I’ve been trying Match.com for about three weeks so far and it hasn’t been pretty. One man took the time to cynically explain to me how it all works and that lying is the norm – that’s why he does it – and other nuggets of wisdom like those who don’t have a picture are probably married, which was okay by him.

Thank goodness I’m packing a bit of faith in God or I’d give up right now. Dating is a rough sport. Thank goodness I also have friends who can laugh and then tell me to get back out there. I’m not sure I expect anything to really come of internet dating. I’m really trying to be willing and take some action.

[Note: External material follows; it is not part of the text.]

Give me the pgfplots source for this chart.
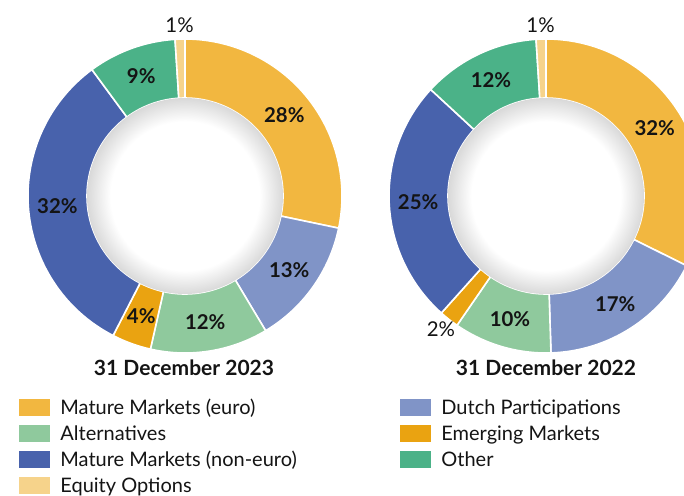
\documentclass[border=0pt]{standalone}
\usepackage{pgfplots}
\pgfplotsset{compat=1.18}
\usepackage{pgfplotstable}
\usepackage{etoolbox}
\usepackage{fontspec}
\setmainfont{Lato}
\usetikzlibrary{calc}

\definecolor{cEuro}{RGB}{242,183,64}
\definecolor{cDutch}{RGB}{128,148,199}
\definecolor{cAlt}{RGB}{143,201,157}
\definecolor{cEmer}{RGB}{234,163,17}
\definecolor{cNon}{RGB}{72,98,172}
\definecolor{cOther}{RGB}{75,178,136}
\definecolor{cOpt}{RGB}{246,211,139}
\definecolor{txt}{RGB}{20,20,20}

\pgfdeclareradialshading{holeshade}{\pgfpoint{0bp}{0bp}}{color(0bp)=(white); color(19bp)=(white); color(25bp)=(black!15); color(50bp)=(black!15)}

% name, colour, share 2023, label radius 2023 (px), share 2022, label radius 2022 (px)
\pgfplotstableread[col sep=comma]{
name,col,v23,l23,v22,l22
Mature Markets (euro),cEuro,28,128,32,128
Dutch Participations,cDutch,13,128,17,128
Alternatives,cAlt,12,128,10,128
Emerging Markets,cEmer,4,128,2,170
Mature Markets (non-euro),cNon,32,128,25,128
Other,cOther,9,128,12,128
Equity Options,cOpt,1,171,1,171
}\shares

\def\Ro{78.5pt}
\def\Ri{49pt}
\gdef\drawing{}
\gdef\labels{}
\newcommand\builddonut[4]{% value col, label radius col, cx px, cy px (from top)
  \pgfmathsetmacro\cyy{495-#4}%
  \xdef\cum{0}\xdef\tot{0}%
  \foreach \i in {0,...,6}{\pgfplotstablegetelem{\i}{#1}\of\shares
    \pgfmathsetmacro\t{\tot+\pgfplotsretval}\xdef\tot{\t}}%
  \foreach \i in {0,...,6}{%
    \pgfplotstablegetelem{\i}{#1}\of\shares\let\v\pgfplotsretval
    \pgfplotstablegetelem{\i}{#2}\of\shares\let\lr\pgfplotsretval
    \pgfplotstablegetelem{\i}{col}\of\shares\let\c\pgfplotsretval
    \pgfmathsetmacro\fs{\cum/\tot}%
    \pgfmathsetmacro\fe{(\cum+\v)/\tot}%
    \pgfmathsetmacro\as{90-360*\fs}%
    \pgfmathsetmacro\ae{90-360*\fe}%
    \pgfmathsetmacro\am{(\as+\ae)/2}%
    \pgfmathsetmacro\lrpt{\lr*0.5}%
    \ifdim\lr pt>150pt \def\wt{\noexpand\mdseries}\else\def\wt{\noexpand\bfseries}\fi
    \xappto\drawing{\noexpand\fill[\c,draw=white,line width=0.8pt]
      ($(axis cs:#3,\cyy)+(\as:\Ro)$) arc[start angle=\as,end angle=\ae,radius=\Ro]
      -- ($(axis cs:#3,\cyy)+(\ae:\Ri)$) arc[start angle=\ae,end angle=\as,radius=\Ri] -- cycle;}%
    \xappto\labels{\noexpand\node[font=\wt\noexpand\fontsize{10.2}{12}\noexpand\selectfont,text=txt,inner sep=0pt]
      at ($(axis cs:#3,\cyy)+(\am:\lrpt pt)$) {\v\noexpand\%};}%
    \pgfmathsetmacro\nc{\cum+\v}\xdef\cum{\nc}%
  }%
  \xappto\drawing{\noexpand\shade[shading=holeshade] (axis cs:#3,\cyy) circle[radius=\Ri];}%
}
\builddonut{v23}{l23}{185}{196}
\builddonut{v22}{l22}{546}{196}

% legend built from the same table: two columns, row-major
\gdef\legendcode{}
\foreach \i in {0,...,6}{%
  \pgfplotstablegetelem{\i}{name}\of\shares\let\nm\pgfplotsretval
  \pgfplotstablegetelem{\i}{col}\of\shares\let\c\pgfplotsretval
  \pgfmathtruncatemacro\cc{mod(\i,2)}%
  \pgfmathtruncatemacro\rr{floor(\i/2)}%
  \pgfmathsetmacro\bx{19+381*\cc}%
  \pgfmathsetmacro\bxe{\bx+31}%
  \pgfmathsetmacro\tx{\bx+41}%
  \pgfmathsetmacro\byt{495-(399+26*\rr)}%
  \pgfmathsetmacro\byb{\byt-17}%
  \pgfmathsetmacro\bl{495-(414+26*\rr)}%
  \xappto\legendcode{\noexpand\fill[\c] (axis cs:\bx,\byb) rectangle (axis cs:\bxe,\byt);
    \noexpand\node[anchor=base west,inner sep=0pt,text=txt,font=\noexpand\fontsize{10}{12}\noexpand\selectfont] at (axis cs:\tx,\bl) {\nm};}%
}

\begin{document}
\begin{tikzpicture}
\path[clip,use as bounding box] (0pt,0pt) rectangle (342pt,247.5pt);
\begin{axis}[
  x=0.5pt, y=0.5pt,
  xmin=0, xmax=684, ymin=0, ymax=495,
  hide axis, anchor=origin, at={(0pt,0pt)},
  clip=true,
]
\drawing
\labels
\node[font=\bfseries\fontsize{10.5}{12}\selectfont,text=txt,inner sep=0pt] at (axis cs:184,127) {31 December 2023};
\node[font=\bfseries\fontsize{10.5}{12}\selectfont,text=txt,inner sep=0pt] at (axis cs:546,127) {31 December 2022};
\legendcode
\end{axis}
\end{tikzpicture}
\end{document}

But it’d be nice if something positive happened even if it didn’t lead somewhere like a nice, long relationship or yes, even marriage at some point. So far, three coffee dates later I’m mostly left with the idea that this has been a lot like job hunting and not at all like the movies and maybe that’s a good thing to learn.

Just like a good job, I’m only looking for the one that I can fit in, be happy, be of service and have some fun. There may be a lot of false starts, horrible interviews or near misses but eventually I’ll catch on that I’m a lot like most everybody else and eventually, the right person will come along.

Until then, I’ll give Match.com the three months I said I would and I’ll go on about my life without making this a test of my self worth or whether or not God is present at all. That last one is not always easy but is a Truth that I keep learning, one day at a time. More adventures to follow.